= Loring Military Heritage Center =

The Loring Military Heritage Center, near Limestone, Maine and named for pilot Charles J. Loring, Jr., was founded in 2005 by prior service military personnel and civilians who lived in the area. The museum was founded to preserve the rich history of the base, and the memories of the people who served there.

The museum recently completed an addition in 2011. This addition was funded by various fundraisers that the Loring Military Heritage Center put on as well as grants from the Maine Community Grant Foundation. The large addition houses many artifacts from the former runway as well as a KC135 Jet Engine.

==History==
Loring Air Force Base, was an active service facility from 1953 to 1994. Prior to its dedication, it was known as Limestone Air Force Base, due to its being located in Limestone, Maine. Limestone Air Force Base was eventually renamed Loring Air Force Base in honor of Charles J. Loring, Jr., a Maine native and Medal of Honor recipient, who perished during the Korean War after crashing his plane into a gun emplacement, saving the lives of his fellow airmen. The indoor museum opened in 2006 within the base's old bank. The Loring Redevelopment Authority approved the center alongside an expansion of the Loring Defense Finance and Accounting Service. Current funding is obtained through donations, membership, gift shop sales, and admissions.

In 2007, the center expressed interest in acquiring a missile from the local American Legion chapter in Presque Isle, in order to restore it. The museum helped to also catalog artifacts from the base's former heating plant, which took two tries to demolish it In August 2012, the Center hosted the base's first official reunion. The reunion proved to be a success as 700+ people from as far as Alaska attended the event.

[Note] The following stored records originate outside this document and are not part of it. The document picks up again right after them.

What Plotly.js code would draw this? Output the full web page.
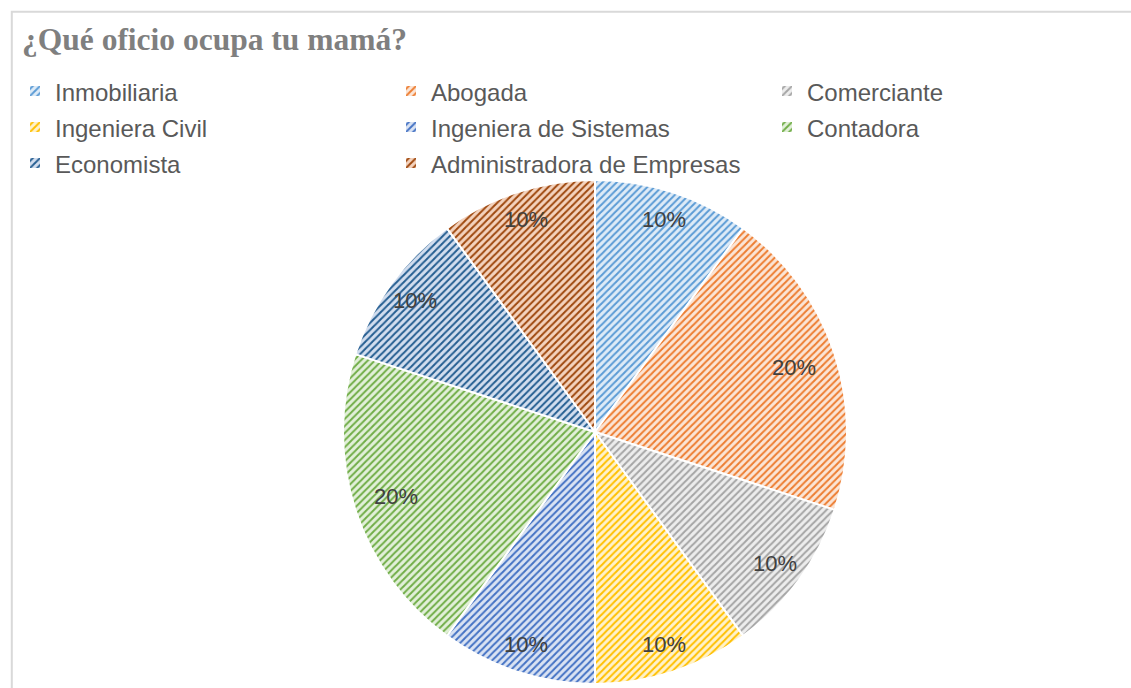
<!DOCTYPE html>
<html>
<head>
<meta charset="utf-8">
<script src="https://cdn.plot.ly/plotly-3.0.1.min.js"></script>
<style>html,body{margin:0;padding:0;background:#fff;overflow:hidden;}#chart{width:1131px;height:688px;}</style>
</head>
<body>
<div id="chart"></div>
<script>
const categories = ["Inmobiliaria", "Abogada", "Comerciante", "Ingeniera Civil", "Ingeniera de Sistemas", "Contadora", "Economista", "Administradora de Empresas"];
const values = [10, 20, 10, 10, 10, 20, 10, 10];
const fgColors = ["#5B9BD5", "#ED7D31", "#A5A5A5", "#FFC000", "#4472C4", "#70AD47", "#255E91", "#9E480E"];
const bgColors = ["#DEEBF7", "#FBE5D6", "#EDEDED", "#FFF2CC", "#DAE3F3", "#E2F0D9", "#D3DEEF", "#F4D3BE"];

const W = 1131, H = 688;
const cx = 595, cy = 432, R = 252;

const total = values.reduce((a, b) => a + b, 0);
const annotations = [];
let cum = 0;
values.forEach((v, i) => {
  const mid = (cum + v / 2) / total * 2 * Math.PI;
  cum += v;
  const frac = v / total >= 0.2 ? 0.83 : 0.885;
  const px = cx + R * frac * Math.sin(mid);
  const py = cy - R * frac * Math.cos(mid);
  annotations.push({
    x: px / W, y: 1 - py / H, xref: 'paper', yref: 'paper',
    text: Math.round(v / total * 100) + '%', showarrow: false,
    xanchor: 'center', yanchor: 'middle',
    font: {family: 'Liberation Sans, Arial, sans-serif', size: 22, color: '#404040'}
  });
});

const legendLabels = categories.map(c => '<span style="font-size:24px">' + c + '</span>');

const trace = {
  type: 'pie',
  labels: legendLabels,
  values: values,
  sort: false,
  direction: 'clockwise',
  rotation: 0,
  textinfo: 'none',
  hoverinfo: 'label+percent',
  domain: {x: [(cx - R) / W, (cx + R) / W], y: [1 - (cy + R) / H, 1 - (cy - R) / H]},
  marker: {
    colors: fgColors,
    line: {color: '#FFFFFF', width: 2},
    pattern: {shape: '/', fgcolor: fgColors, bgcolor: bgColors, size: 5, solidity: 0.4, fillmode: 'replace'}
  }
};

const layout = {
  width: W, height: H,
  margin: {l: 0, r: 0, t: 0, b: 0, autoexpand: false},
  paper_bgcolor: '#FFFFFF',
  title: {
    text: '<b>¿Qué oficio ocupa tu mamá?</b>',
    font: {family: 'Liberation Serif, Times New Roman, serif', size: 31.5, color: '#7F7F7F'},
    x: 22 / W, xanchor: 'left', xref: 'paper',
    y: 1 - 39 / H, yanchor: 'middle', yref: 'container'
  },
  showlegend: true,
  legend: {
    orientation: 'h',
    x: 15 / W, xanchor: 'left',
    y: 1 - 68 / H, yanchor: 'top',
    entrywidth: 331, entrywidthmode: 'pixels',
    font: {family: 'Liberation Sans, Arial, sans-serif', size: 25.4, color: '#595959'},
    traceorder: 'normal',
    bgcolor: 'rgba(0,0,0,0)'
  },
  shapes: [{
    type: 'rect', xref: 'paper', yref: 'paper',
    x0: 11.8 / W, x1: 1.05, y0: -0.05, y1: 1 - 11.8 / H,
    line: {color: '#D9D9D9', width: 2}, fillcolor: 'rgba(0,0,0,0)', layer: 'below'
  }],
  annotations: annotations
};

Plotly.newPlot('chart', [trace], layout, {displayModeBar: false, staticPlot: true});
</script>
</body>
</html>
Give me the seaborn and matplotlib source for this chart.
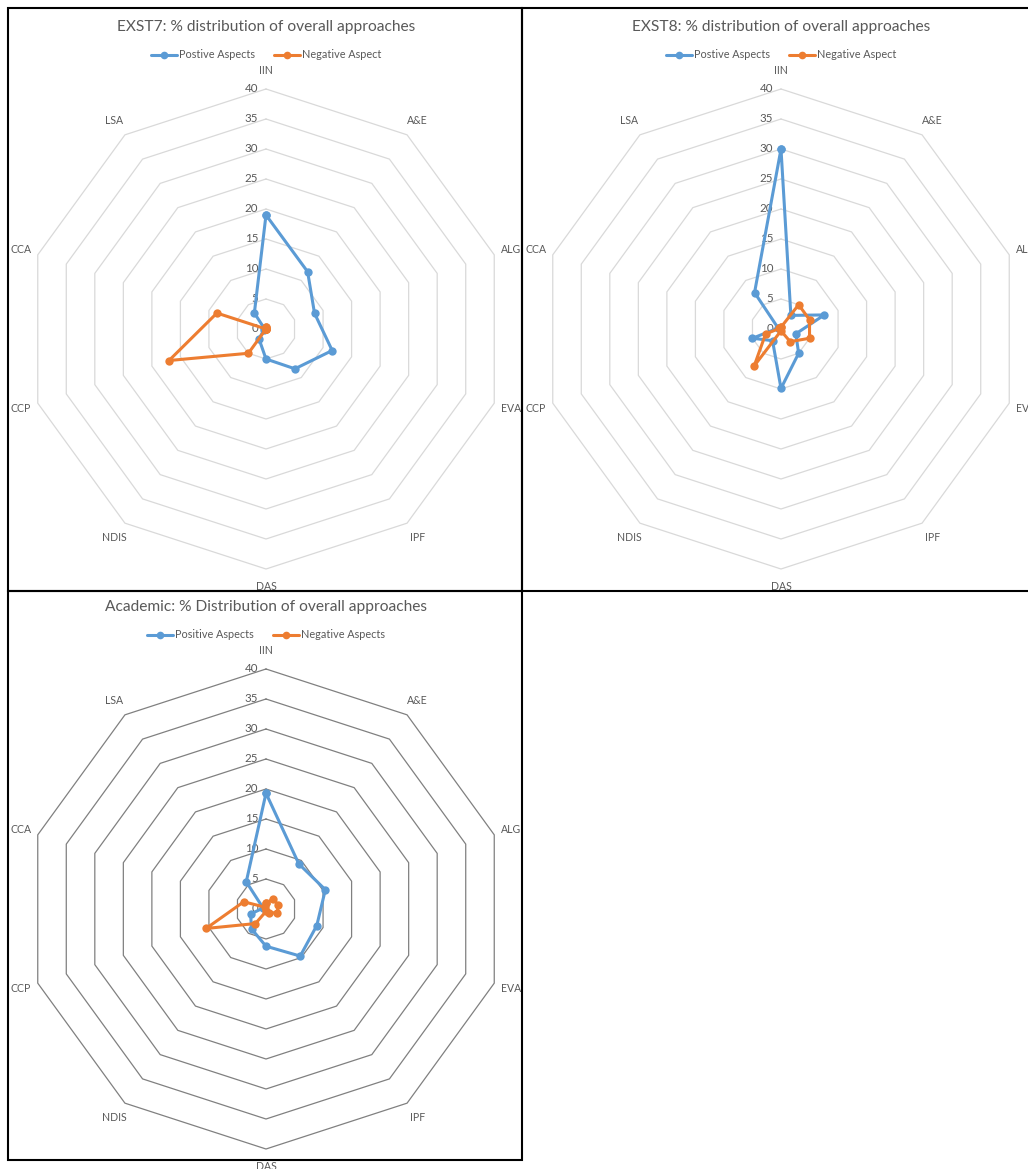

2014 saw the Center host a second reunion at Loring. This event saw many more prior Loring Veterans, Civilians, Families and interested people come out to enjoy the weekend. Many former base areas were opened to allow visitors a chance to see, what Loring was all about. A dinner dance on Saturday hosted by the Center which brought together 110 people who shared stories about the Center and life at Loring A.F.B. On Sunday a driving tour was held at the former Weapons Storage Area.

==Displays==
The museum contains an AGM-28 Hound Dog missile, various mementos from the base's history, and other displays. The missile also has been painted in authentic markings which it would have carried when it was stationed at Loring. Additionally, the center contains mementos from the base's former Central Heat Plant, which was demolished in 2011. According to the center, this was done because many people were interested in seeing the plant's history preserved.